One source said that while Gonzales is very close to President Bush, he has "made no friends with Republicans" on the Hill and has "no good will here."
But "our guys work on principle" and "they don't see this as enough to get him out," one of the sources said.
"What they've done and how they've handled this is stupid," the same source said. "But not, 'Oh God, we gotta get this guy out of here.'"
This assessment by the GOP leadership -- which is headed by Minority Leader Mitch McConnell, Whip Trent Lott, and Conference Chair Jon Kyl -- may differ from that of many rank-and-file Republicans in the Senate, particularly moderates.
CNN interviews with nearly a dozen Senate Republicans Tuesday paint a picture of stress and anxiety over the matter among senators, many of whom say Gonzales' credibility has been severely damaged.
"I think there are issues of confidence that have to be addressed," said Sen. Norm Coleman, a Republican from Minnesota who is up for re-election in 2008.
"It's deeply disturbing," said Sen. Olympia Snowe of Maine. "Time is of the essence. The sooner they come up and testify and get all the facts on the table, the better off the country will be."
"I think he lost a lot of credibility last week," said Sen. Lisa Murkowski of Alaska. "His credibility continues to erode and I think it makes it a very difficult situation to do his job."
Sen. Susan Collins, a moderate up for re-election in 2008, said she "didn't think he has served the president very well but it's up to the president whether or not he continues in the position."
Should he stay or should he go?
But Oregon Sen. Gordon Smith said many senators are reluctant to call for Gonzales' firing publicly but have started saying privately in the cloakroom that it's time for him to go. "Many senators, they feel personally aggrieved by this."
Other Republicans said they want to wait until all the facts get out before deciding if Gonzales should go.
"I'm not going to be stampeded into making a decision," said Sen. Lindsay Graham, a Republican from South Carolina who is also up for re-election in 2008 and who has complained the White House handled the matter "clumsily."
"I'll listen to what he has to say," Graham said.
He said the president may have helped Gonzales, at least for a while, when he called the attorney general Tuesday morning to express his confidence in him. "I think it stops the stampede mentality a little bit." (Watch GOP Sen. Alren Specter say he wants the facts )
Typically a White House supporter, Republican Sen. John Cornyn said the Bush administration needs to be more forthcoming. "I think the intrigue and conspiracy theories that are feeding this thing are making it worse than it would otherwise be," he said.

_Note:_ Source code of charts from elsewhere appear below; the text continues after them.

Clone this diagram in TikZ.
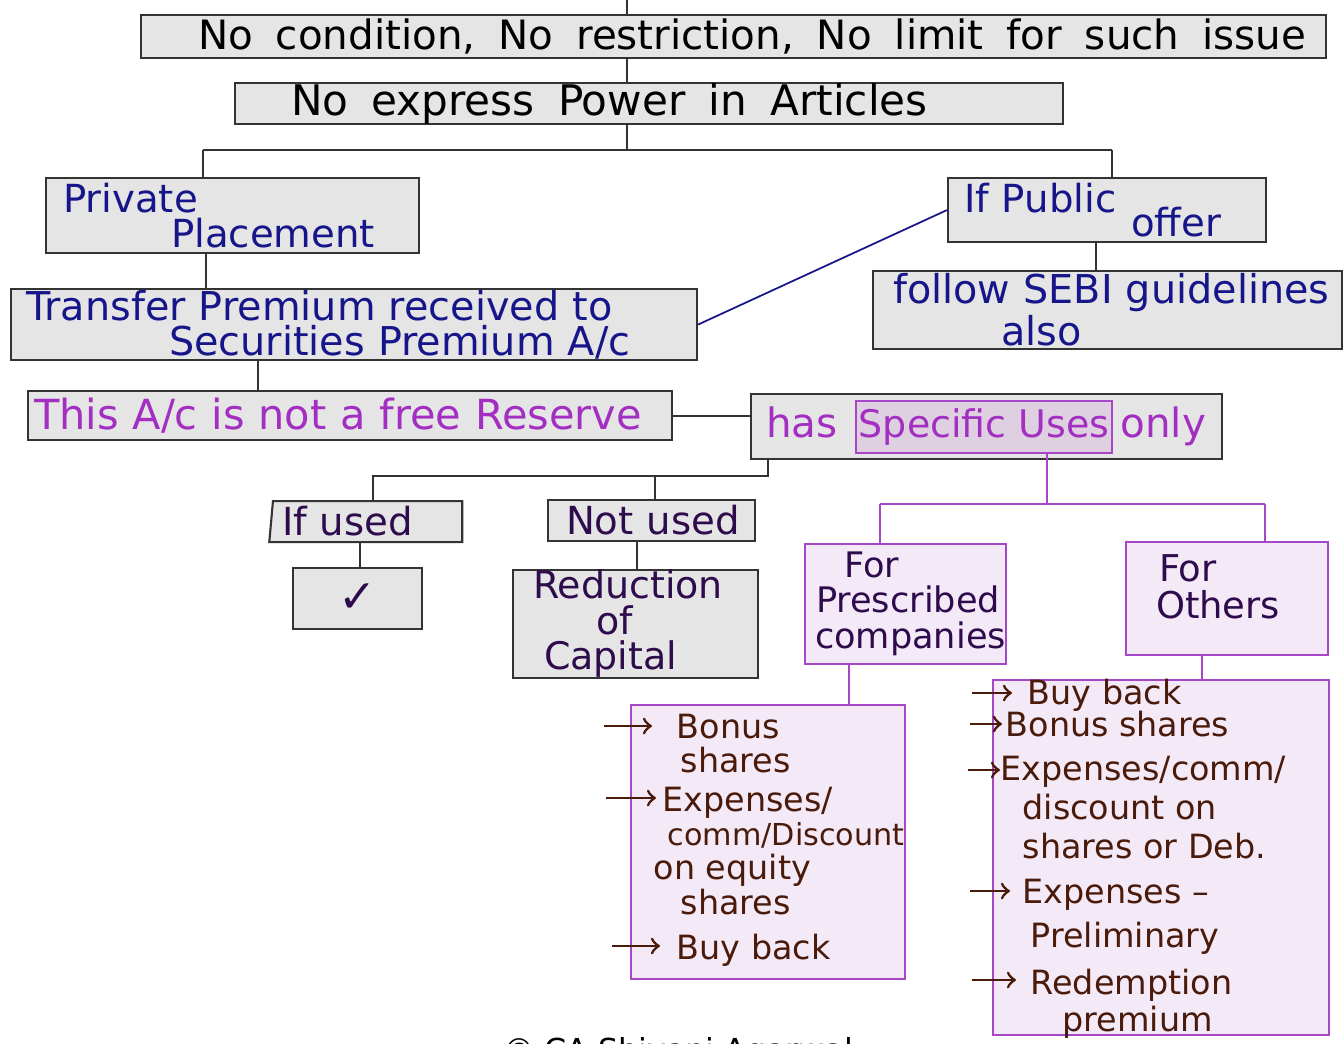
\documentclass[tikz,border=0pt]{standalone}
\usepackage{fontspec}
\setmainfont{DejaVu Sans}
\usetikzlibrary{shapes.geometric,arrows}
\definecolor{inkblue}{HTML}{16168A}
\definecolor{inkpurple}{HTML}{A22EC2}
\definecolor{inkplum}{HTML}{2E0B4C}
\definecolor{inkbrown}{HTML}{4A1B0B}
\definecolor{boxpurple}{HTML}{A846C8}
\definecolor{boxlilac}{HTML}{F4E9F6}
\definecolor{boxmauve}{HTML}{DED0E0}

\begin{document}
\begin{tikzpicture}[x=0.1mm,y=-0.1mm,
    gbox/.style={draw=black!80,fill=black!10,line width=0.6pt,inner sep=0pt,align=left,anchor=north west},
    pbox/.style={draw=boxpurple,fill=boxlilac,line width=0.6pt,inner sep=0pt,align=left,anchor=north west},
    boxsize/.style 2 args={text width=#1,minimum height=#2},
    hand/.style={font=\fontsize{#1}{9.8}\selectfont},
    item/.style={text=inkbrown,inner sep=0pt,align=left,anchor=north west,hand=9.5},
    link/.style={black!80,line width=0.6pt},
    plink/.style={boxpurple,line width=0.6pt},
    harrow/.style={->,inkbrown,line width=0.8pt}]

    \useasboundingbox (0,0) rectangle (1343,1044);

    % Kotak atas
    \node[gbox,boxsize={118.5mm}{4.3mm},hand=11.5] (cond) at (140,14)
        {\hspace*{5.7mm}\spaceskip=6.5pt No condition, No restriction, No limit for such issue};
    \node[gbox,boxsize={82.8mm}{3.9mm},hand=12] (express) at (234,82)
        {\hspace*{5.6mm}\spaceskip=6.6pt No express Power in Articles};

    % Cabang biru
    \node[gbox,boxsize={37.3mm}{7.5mm},hand=11,text=inkblue] (priv) at (45,177)
        {\hspace*{1.7mm}Private\\\hspace*{12.5mm}Placement};
    \node[gbox,boxsize={68.6mm}{7.1mm},hand=11.3,text=inkblue] (transfer) at (10,288)
        {\hspace*{1.5mm}Transfer Premium received to\\\hspace*{15.8mm}Securities Premium A/c};
    \node[gbox,boxsize={31.8mm}{6.4mm},hand=11,text=inkblue] (public) at (947,177)
        {\hspace*{1.6mm}If Public\\[-1mm]\hspace*{18.3mm}offer};
    \node[gbox,boxsize={46.9mm}{7.8mm},hand=11.3,text=inkblue] (sebi) at (872,270)
        {\hspace*{2mm}follow SEBI guidelines\\\hspace*{12.8mm}also};

    % Cabang ungu
    \node[gbox,boxsize={64.4mm}{4.9mm},hand=11.8,text=inkpurple] (free) at (27,390)
        {\hspace*{0.6mm}This A/c is not a free Reserve};
    \node[gbox,boxsize={47.1mm}{6.5mm},hand=11.5,text=inkpurple] (uses) at (750,393)
        {\hspace*{1.5mm}has\hskip0pt plus1fill only\hspace*{1.6mm}};
    \node[pbox,fill=boxmauve,minimum width=25.6mm,minimum height=5.2mm,hand=10.8,text=inkpurple] (spec) at (855,400)
        {Specific Uses};

    % Dipakai atau tidak
    \node[gbox,trapezium,trapezium left angle=83,trapezium right angle=90,trapezium stretches body,
        minimum width=19.3mm,minimum height=4.1mm,anchor=top left corner,hand=11,text=inkplum] (ifused) at (272,500)
        {If used\hspace*{4mm}};
    \node[gbox,minimum width=12.9mm,minimum height=6.1mm,hand=13,text=inkplum] (check) at (292,567) {✓};
    \node[gbox,boxsize={20.7mm}{4.1mm},hand=11,text=inkplum] (notused) at (547,499)
        {\hspace*{1.8mm}Not used};
    \node[gbox,boxsize={24.5mm}{10mm},hand=10.8,text=inkplum] (reduction) at (512,569)
        {\hspace*{2mm}Reduction\\[0.1mm]\hspace*{8.3mm}of\\[0.1mm]\hspace*{3.1mm}Capital};

    % Kegunaan khusus
    \node[pbox,boxsize={20.1mm}{12mm},hand=10,text=inkplum] (presc) at (804,543)
        {\hspace*{3.9mm}For\\\hspace*{1.1mm}Prescribed\\[0.2mm]\hspace*{1mm}companies};
    \node[pbox,boxsize={20.2mm}{11.3mm},hand=10.5,text=inkplum] (others) at (1125,541)
        {\hspace*{3.3mm}For\\[0.3mm]\hspace*{3mm}Others\\[-1mm]\mbox{}};
    \node[pbox,minimum width=27.4mm,minimum height=27.4mm] (lbox) at (630,704) {};
    \node[pbox,minimum width=33.6mm,minimum height=35.5mm] (rbox) at (992,679) {};

    % Daftar kiri
    \node[item] (lb1) at (676,713) {Bonus\\\hspace*{0.4mm}shares};
    \node[item] (lb2) at (662,786) {Expenses/\\\hspace*{0.5mm}{\fontsize{8.6}{9.8}\selectfont comm/Discount}\\\hspace*{-0.9mm}on equity\\\hspace*{1.8mm}shares};
    \node[item] (lb3) at (676,933) {Buy back};

    % Daftar kanan
    \node[item] (rb1) at (1027,678) {Buy back};
    \node[item] (rb2) at (1005,710) {Bonus shares};
    \node[item] (rb3) at (1000,755) {Expenses/comm/\\[0.5mm]\hspace*{2.2mm}discount on\\[0.5mm]\hspace*{2.2mm}shares or Deb.};
    \node[item] (rb4) at (1022,878) {Expenses –\\[1mm]\hspace*{0.8mm}Preliminary};
    \node[item] (rb5) at (1030,968) {Redemption\\[0.3mm]\hspace*{3.2mm}premium};

    % Panah daftar
    \foreach \xa/\xb/\ya in {604/652/726, 606/656/798, 612/660/946,
        972/1012/693, 970/1002/724, 968/1000/770, 970/1010/891, 972/1016/980}
        \draw[harrow] (\xa,\ya) -- (\xb,\ya);

    % Garis penghubung
    \coordinate (top) at (627,0);
    \coordinate (j1) at (627,150);
    \coordinate (j1l) at (203,150);
    \coordinate (j1r) at (1112,150);
    \draw[link] (top) -- (top |- cond.north);
    \draw[link] (cond.south -| top) -- (express.north -| top);
    \draw[link] (express.south -| j1) -- (j1);
    \draw[link] (j1l) -- (j1r);
    \draw[link] (j1l) -- (j1l |- priv.north);
    \draw[link] (j1r) -- (j1r |- public.north);

    \coordinate (k1) at (206,270);
    \coordinate (k2) at (1096,255);
    \coordinate (k3) at (258,375);
    \draw[link] (priv.south -| k1) -- (transfer.north -| k1);
    \draw[link] (public.south -| k2) -- (sebi.north -| k2);
    \draw[link] (transfer.south -| k3) -- (free.north -| k3);
    \draw[inkblue,line width=0.5pt] (transfer.east) -- (public.west);
    \draw[link] (free.east) -- (free.east -| uses.west);

    \coordinate (j2) at (768,476);
    \coordinate (j2l) at (373,476);
    \coordinate (j2m) at (655,476);
    \draw[link] (uses.south -| j2) -- (j2) -- (j2l) -- (j2l |- ifused.north);
    \draw[link] (j2m) -- (j2m |- notused.north);

    \coordinate (k4) at (360,555);
    \coordinate (k5) at (637,555);
    \draw[link] (ifused.south -| k4) -- (check.north -| k4);
    \draw[link] (notused.south -| k5) -- (reduction.north -| k5);

    \coordinate (j3) at (1047,504);
    \coordinate (j3l) at (880,504);
    \coordinate (j3r) at (1265,504);
    \draw[plink] (spec.south -| j3) -- (j3);
    \draw[plink] (j3l) -- (j3r);
    \draw[plink] (j3l) -- (j3l |- presc.north);
    \draw[plink] (j3r) -- (j3r |- others.north);

    \coordinate (k6) at (849,690);
    \coordinate (k7) at (1202,670);
    \draw[plink] (presc.south -| k6) -- (lbox.north -| k6);
    \draw[plink] (others.south -| k7) -- (rbox.north -| k7);

    % Hak cipta
    \node[font=\fontsize{9}{10}\selectfont,anchor=base] (copyright) at (678,1061) {© CA Shivani Agarwal};

\end{tikzpicture}
\end{document}
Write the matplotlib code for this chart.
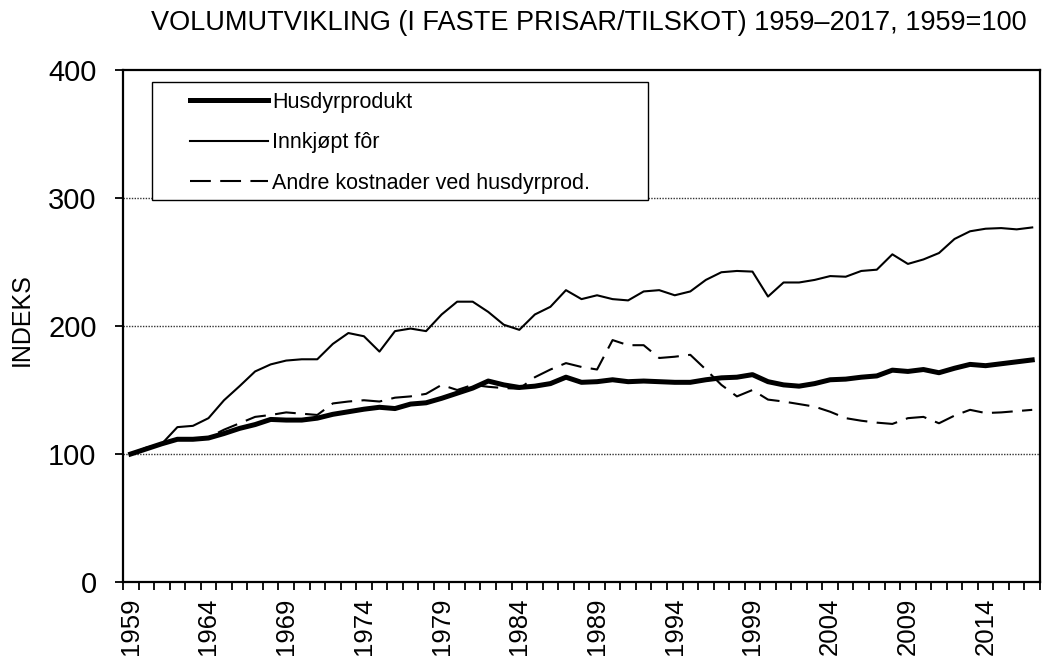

Cornyn and Graham echoed another complaint of many Senate Republicans: That Sen. Chuck Schumer from New York is the Democrats point man on the scandal.
"That's where this thing crosses a very bad line," Cornyn said. "I think it begins to discredit the whole investigation because the first thing Democrats want to do -- particularly Chuck Schumer, the chairman of the Democratic Senatorial Campaign Committee -- is get Karl Rove under oath in the committee room.
"I mean, he is just salivating over that possibility."